## BEGIN

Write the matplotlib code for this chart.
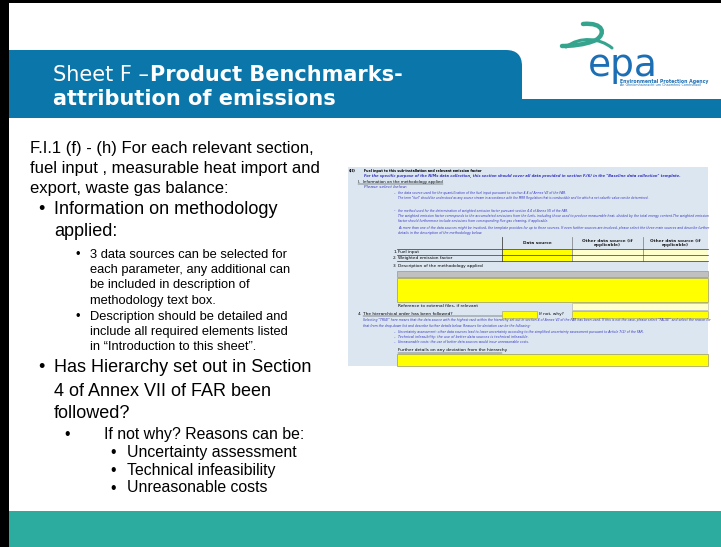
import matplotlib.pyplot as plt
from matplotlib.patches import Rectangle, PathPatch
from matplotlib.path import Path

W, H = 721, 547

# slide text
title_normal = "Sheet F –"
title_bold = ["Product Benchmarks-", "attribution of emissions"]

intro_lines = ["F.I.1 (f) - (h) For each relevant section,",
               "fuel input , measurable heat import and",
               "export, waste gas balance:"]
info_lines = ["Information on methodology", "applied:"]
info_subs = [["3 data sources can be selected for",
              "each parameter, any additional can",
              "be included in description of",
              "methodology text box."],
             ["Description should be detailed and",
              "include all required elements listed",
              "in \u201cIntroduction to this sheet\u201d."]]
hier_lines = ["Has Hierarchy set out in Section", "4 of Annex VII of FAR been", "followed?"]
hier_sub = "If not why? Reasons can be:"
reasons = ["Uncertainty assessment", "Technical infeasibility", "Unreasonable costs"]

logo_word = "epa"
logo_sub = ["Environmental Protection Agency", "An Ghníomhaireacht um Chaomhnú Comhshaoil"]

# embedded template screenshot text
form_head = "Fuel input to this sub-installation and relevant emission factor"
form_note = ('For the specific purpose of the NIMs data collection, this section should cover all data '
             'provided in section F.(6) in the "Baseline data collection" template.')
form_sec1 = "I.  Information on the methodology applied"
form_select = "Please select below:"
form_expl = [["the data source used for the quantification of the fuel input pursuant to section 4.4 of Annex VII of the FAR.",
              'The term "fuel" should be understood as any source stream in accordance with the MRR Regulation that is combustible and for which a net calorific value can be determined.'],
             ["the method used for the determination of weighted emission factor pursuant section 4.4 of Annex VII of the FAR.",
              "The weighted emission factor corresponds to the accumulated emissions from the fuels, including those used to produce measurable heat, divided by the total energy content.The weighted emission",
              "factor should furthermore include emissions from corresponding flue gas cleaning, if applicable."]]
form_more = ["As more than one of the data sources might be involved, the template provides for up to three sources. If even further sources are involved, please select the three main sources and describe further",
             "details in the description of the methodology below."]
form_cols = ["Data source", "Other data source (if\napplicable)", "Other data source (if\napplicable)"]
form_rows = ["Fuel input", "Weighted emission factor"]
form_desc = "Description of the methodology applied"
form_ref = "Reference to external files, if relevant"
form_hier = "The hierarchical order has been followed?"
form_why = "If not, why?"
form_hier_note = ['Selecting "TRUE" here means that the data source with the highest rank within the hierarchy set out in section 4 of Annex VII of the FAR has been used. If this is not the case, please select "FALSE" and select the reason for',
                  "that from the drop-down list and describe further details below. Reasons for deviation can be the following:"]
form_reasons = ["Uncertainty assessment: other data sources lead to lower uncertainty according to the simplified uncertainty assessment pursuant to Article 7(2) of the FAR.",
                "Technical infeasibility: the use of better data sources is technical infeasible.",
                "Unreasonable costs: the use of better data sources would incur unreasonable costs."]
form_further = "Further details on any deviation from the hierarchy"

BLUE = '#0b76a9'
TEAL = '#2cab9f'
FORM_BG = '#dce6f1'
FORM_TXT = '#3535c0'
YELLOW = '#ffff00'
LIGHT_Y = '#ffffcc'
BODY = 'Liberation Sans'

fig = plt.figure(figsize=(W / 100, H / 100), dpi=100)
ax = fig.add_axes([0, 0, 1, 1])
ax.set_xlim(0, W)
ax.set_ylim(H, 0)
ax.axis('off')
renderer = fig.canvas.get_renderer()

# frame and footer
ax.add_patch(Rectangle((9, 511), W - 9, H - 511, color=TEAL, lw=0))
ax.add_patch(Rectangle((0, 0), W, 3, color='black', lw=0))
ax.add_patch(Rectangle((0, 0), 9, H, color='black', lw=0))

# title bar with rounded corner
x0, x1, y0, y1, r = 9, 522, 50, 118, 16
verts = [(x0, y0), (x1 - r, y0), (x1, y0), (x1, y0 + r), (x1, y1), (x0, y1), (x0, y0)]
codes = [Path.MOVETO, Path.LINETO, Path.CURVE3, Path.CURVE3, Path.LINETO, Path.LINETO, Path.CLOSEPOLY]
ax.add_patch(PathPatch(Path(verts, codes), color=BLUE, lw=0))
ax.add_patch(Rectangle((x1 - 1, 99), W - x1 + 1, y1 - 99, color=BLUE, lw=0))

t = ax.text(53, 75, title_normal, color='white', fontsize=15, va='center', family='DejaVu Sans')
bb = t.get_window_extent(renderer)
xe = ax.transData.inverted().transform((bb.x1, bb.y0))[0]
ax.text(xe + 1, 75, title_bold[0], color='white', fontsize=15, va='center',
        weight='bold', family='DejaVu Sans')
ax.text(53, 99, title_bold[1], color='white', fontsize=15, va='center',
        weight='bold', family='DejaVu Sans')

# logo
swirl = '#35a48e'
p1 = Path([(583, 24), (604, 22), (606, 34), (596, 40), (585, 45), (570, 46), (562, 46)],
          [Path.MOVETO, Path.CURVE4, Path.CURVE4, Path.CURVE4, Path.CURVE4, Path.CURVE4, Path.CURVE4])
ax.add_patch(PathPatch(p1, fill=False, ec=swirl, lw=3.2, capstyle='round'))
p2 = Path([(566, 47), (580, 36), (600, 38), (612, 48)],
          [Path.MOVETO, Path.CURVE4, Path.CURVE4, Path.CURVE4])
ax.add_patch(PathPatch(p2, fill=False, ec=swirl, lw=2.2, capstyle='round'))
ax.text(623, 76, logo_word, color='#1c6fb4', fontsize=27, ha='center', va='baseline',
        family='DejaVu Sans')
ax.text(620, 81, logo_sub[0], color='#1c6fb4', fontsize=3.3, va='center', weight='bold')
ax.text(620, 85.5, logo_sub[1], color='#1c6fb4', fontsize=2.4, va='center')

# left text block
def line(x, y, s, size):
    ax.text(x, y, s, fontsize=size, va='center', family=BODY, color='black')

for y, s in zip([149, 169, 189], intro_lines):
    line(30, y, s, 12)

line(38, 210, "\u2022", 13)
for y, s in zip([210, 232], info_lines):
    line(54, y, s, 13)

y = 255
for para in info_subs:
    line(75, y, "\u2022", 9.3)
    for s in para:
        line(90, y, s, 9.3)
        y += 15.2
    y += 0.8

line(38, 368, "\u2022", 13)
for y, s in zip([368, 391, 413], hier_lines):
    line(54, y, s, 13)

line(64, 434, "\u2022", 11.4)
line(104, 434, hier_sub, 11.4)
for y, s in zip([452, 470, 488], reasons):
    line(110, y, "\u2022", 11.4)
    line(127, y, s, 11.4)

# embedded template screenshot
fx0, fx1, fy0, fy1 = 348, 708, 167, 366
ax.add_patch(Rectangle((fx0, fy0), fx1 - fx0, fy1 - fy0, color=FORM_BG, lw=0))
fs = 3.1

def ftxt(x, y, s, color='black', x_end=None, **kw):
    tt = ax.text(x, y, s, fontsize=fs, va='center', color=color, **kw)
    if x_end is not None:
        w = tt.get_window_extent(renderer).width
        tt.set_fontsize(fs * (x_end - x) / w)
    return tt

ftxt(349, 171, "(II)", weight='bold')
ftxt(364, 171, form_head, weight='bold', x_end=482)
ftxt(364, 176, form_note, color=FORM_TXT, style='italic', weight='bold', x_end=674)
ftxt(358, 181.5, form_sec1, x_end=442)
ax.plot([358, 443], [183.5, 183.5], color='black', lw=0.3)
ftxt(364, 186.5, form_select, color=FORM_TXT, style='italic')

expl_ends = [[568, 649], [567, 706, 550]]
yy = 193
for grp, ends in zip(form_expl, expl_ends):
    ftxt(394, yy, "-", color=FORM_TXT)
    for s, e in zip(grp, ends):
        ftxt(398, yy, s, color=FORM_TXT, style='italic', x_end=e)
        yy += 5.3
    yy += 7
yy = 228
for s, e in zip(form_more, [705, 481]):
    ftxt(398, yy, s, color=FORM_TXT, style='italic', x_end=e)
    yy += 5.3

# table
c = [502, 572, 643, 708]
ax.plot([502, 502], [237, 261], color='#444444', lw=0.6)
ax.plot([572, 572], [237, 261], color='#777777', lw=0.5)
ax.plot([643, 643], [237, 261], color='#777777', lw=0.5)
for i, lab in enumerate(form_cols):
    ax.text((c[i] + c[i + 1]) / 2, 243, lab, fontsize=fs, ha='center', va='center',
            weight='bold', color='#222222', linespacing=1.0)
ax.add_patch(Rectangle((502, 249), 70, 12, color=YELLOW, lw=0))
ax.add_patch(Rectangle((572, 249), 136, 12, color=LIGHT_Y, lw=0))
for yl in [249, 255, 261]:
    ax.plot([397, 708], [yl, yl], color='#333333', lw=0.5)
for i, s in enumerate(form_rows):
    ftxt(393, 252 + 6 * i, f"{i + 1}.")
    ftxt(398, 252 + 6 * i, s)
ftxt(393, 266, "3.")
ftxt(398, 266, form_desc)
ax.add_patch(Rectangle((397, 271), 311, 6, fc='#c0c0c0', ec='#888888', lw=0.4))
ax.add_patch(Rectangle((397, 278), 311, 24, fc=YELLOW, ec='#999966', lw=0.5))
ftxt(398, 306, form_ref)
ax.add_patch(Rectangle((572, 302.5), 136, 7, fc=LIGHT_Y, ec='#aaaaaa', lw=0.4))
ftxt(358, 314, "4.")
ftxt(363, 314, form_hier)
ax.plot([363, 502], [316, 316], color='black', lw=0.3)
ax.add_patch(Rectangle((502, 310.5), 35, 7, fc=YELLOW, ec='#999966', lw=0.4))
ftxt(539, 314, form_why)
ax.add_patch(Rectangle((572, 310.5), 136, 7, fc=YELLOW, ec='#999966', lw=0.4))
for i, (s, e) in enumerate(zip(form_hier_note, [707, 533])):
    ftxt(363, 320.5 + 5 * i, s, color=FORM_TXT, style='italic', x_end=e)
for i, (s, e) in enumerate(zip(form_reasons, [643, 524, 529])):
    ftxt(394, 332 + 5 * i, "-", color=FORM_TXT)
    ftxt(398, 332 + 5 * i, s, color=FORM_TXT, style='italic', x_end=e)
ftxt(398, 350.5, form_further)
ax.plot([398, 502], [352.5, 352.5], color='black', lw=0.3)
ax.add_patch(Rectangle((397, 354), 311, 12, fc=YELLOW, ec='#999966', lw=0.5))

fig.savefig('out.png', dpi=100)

## END
## BEGIN

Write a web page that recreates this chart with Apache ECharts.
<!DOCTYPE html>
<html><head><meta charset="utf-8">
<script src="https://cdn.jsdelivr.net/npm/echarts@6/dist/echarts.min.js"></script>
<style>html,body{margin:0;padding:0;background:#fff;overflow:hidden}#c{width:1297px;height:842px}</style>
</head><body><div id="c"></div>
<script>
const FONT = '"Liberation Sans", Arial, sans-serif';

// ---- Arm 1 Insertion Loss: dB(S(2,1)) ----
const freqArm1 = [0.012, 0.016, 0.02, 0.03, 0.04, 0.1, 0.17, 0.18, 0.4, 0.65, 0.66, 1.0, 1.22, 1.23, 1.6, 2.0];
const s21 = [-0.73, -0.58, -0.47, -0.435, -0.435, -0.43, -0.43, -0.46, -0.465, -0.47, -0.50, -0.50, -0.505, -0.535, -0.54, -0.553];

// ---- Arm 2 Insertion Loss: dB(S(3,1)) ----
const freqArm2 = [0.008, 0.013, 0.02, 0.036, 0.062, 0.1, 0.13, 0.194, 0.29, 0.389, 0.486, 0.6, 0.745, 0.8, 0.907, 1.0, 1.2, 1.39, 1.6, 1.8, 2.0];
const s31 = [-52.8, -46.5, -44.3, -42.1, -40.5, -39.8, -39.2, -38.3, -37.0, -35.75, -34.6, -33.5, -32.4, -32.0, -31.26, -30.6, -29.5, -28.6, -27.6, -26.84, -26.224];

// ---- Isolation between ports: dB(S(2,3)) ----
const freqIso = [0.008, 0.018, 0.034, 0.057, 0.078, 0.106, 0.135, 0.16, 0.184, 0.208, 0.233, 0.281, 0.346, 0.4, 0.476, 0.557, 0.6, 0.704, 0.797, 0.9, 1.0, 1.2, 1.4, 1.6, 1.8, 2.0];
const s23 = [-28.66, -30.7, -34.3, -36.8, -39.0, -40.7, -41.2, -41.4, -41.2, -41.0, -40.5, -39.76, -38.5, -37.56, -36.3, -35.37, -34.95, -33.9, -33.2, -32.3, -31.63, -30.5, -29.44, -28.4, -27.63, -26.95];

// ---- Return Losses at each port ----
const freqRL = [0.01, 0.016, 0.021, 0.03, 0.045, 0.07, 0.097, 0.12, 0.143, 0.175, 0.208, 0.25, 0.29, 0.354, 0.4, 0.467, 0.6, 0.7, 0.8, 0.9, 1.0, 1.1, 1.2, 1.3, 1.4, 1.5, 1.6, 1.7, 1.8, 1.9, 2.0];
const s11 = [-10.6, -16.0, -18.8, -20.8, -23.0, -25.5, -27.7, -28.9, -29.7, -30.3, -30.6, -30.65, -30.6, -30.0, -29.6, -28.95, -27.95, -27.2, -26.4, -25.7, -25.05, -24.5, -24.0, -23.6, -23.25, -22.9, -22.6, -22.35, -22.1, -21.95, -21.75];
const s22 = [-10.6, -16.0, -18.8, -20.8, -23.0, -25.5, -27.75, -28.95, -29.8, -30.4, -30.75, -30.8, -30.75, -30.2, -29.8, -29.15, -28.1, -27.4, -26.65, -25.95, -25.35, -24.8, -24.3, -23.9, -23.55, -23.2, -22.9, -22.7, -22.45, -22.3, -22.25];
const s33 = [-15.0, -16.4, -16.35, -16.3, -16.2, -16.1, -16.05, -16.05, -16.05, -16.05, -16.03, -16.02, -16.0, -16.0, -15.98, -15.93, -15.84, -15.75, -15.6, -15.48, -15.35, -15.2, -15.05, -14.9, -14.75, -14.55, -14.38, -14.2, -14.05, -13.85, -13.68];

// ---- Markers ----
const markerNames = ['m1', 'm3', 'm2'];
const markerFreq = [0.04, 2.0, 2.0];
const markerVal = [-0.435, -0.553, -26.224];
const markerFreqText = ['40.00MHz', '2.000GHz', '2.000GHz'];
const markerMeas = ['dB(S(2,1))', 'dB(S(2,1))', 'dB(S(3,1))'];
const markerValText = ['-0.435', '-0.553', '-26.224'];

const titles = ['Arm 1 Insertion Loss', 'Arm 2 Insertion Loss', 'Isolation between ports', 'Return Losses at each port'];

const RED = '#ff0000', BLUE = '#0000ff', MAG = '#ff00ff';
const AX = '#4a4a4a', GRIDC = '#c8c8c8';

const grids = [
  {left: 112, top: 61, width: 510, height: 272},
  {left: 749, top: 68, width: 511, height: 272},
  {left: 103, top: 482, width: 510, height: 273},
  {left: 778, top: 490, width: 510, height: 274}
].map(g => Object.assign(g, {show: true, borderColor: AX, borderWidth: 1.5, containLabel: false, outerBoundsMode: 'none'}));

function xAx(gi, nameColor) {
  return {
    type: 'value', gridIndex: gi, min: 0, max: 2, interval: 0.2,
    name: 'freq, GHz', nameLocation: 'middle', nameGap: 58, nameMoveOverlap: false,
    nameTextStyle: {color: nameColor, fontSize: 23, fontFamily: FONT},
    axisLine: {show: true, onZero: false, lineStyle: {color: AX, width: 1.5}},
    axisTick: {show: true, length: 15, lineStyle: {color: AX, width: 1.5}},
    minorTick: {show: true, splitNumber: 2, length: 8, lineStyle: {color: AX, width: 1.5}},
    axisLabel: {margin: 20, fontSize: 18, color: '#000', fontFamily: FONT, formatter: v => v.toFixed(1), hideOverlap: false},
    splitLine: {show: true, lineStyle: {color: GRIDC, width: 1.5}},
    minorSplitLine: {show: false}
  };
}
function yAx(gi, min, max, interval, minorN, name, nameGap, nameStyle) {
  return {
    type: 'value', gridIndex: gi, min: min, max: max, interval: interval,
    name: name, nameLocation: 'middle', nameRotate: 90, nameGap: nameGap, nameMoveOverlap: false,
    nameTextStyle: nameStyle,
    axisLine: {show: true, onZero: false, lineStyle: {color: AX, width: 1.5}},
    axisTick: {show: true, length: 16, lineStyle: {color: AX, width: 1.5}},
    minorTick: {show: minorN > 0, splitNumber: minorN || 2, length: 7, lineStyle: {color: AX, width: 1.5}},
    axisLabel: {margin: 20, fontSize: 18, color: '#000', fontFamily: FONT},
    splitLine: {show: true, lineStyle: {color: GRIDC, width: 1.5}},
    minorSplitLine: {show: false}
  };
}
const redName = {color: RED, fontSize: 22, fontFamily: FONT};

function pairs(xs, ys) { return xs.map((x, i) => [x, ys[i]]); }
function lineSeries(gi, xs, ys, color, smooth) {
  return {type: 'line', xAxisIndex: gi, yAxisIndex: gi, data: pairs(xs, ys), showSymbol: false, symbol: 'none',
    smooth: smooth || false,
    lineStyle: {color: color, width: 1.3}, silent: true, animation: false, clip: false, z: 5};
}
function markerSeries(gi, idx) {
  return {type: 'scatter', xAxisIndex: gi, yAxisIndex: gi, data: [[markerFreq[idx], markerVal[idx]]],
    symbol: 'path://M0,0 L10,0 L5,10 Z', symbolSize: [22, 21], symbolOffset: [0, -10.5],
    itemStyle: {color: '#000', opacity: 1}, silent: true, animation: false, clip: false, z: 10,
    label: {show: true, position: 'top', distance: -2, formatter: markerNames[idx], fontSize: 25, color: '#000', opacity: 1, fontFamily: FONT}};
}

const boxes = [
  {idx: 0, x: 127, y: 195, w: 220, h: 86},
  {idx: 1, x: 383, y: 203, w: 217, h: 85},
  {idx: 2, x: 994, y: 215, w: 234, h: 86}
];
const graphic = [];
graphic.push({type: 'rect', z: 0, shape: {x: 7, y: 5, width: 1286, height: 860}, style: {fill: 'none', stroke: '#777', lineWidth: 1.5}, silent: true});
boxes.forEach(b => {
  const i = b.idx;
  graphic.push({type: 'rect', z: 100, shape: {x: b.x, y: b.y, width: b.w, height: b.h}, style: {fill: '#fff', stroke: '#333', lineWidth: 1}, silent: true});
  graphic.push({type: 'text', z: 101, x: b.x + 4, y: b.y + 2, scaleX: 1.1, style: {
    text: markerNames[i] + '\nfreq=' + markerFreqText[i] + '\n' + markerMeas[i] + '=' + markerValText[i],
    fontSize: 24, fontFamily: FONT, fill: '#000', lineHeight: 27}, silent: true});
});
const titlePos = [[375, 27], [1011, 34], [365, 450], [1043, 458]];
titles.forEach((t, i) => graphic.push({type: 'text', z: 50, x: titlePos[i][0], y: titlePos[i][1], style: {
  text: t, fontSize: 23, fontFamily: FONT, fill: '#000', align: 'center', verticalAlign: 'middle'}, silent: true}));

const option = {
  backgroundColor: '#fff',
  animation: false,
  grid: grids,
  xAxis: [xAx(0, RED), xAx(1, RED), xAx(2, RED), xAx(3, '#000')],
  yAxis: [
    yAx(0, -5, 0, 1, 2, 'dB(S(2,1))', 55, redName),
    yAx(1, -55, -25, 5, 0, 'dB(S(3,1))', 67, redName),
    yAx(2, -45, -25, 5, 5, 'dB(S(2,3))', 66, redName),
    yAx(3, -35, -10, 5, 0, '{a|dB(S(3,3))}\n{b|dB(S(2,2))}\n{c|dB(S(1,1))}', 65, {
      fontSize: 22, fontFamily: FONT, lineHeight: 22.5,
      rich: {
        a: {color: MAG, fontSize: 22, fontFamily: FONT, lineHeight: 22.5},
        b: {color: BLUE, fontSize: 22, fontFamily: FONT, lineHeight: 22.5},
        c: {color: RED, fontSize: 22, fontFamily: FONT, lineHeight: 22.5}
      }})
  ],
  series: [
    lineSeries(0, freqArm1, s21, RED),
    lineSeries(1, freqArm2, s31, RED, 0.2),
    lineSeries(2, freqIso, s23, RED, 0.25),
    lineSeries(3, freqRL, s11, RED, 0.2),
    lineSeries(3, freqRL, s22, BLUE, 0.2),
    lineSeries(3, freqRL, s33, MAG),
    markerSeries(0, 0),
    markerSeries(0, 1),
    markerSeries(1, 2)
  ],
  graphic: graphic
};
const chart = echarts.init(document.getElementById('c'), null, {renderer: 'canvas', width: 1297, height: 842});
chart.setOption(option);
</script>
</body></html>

## END
## BEGIN

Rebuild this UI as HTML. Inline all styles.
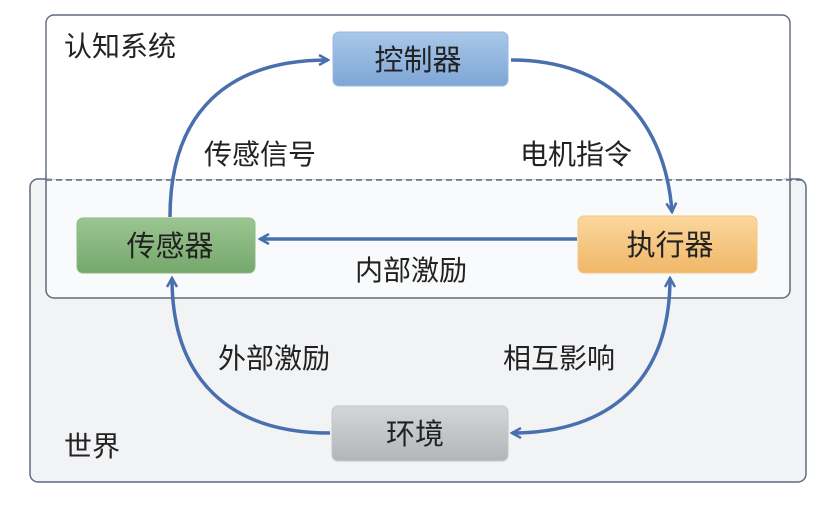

## END

**Task instructions**
From the data, list each line in which the string "matplotlib" appears.

**Written response**
Write the matplotlib code for this chart.
import matplotlib.pyplot as plt
from matplotlib.patches import Rectangle, PathPatch
from matplotlib.path import Path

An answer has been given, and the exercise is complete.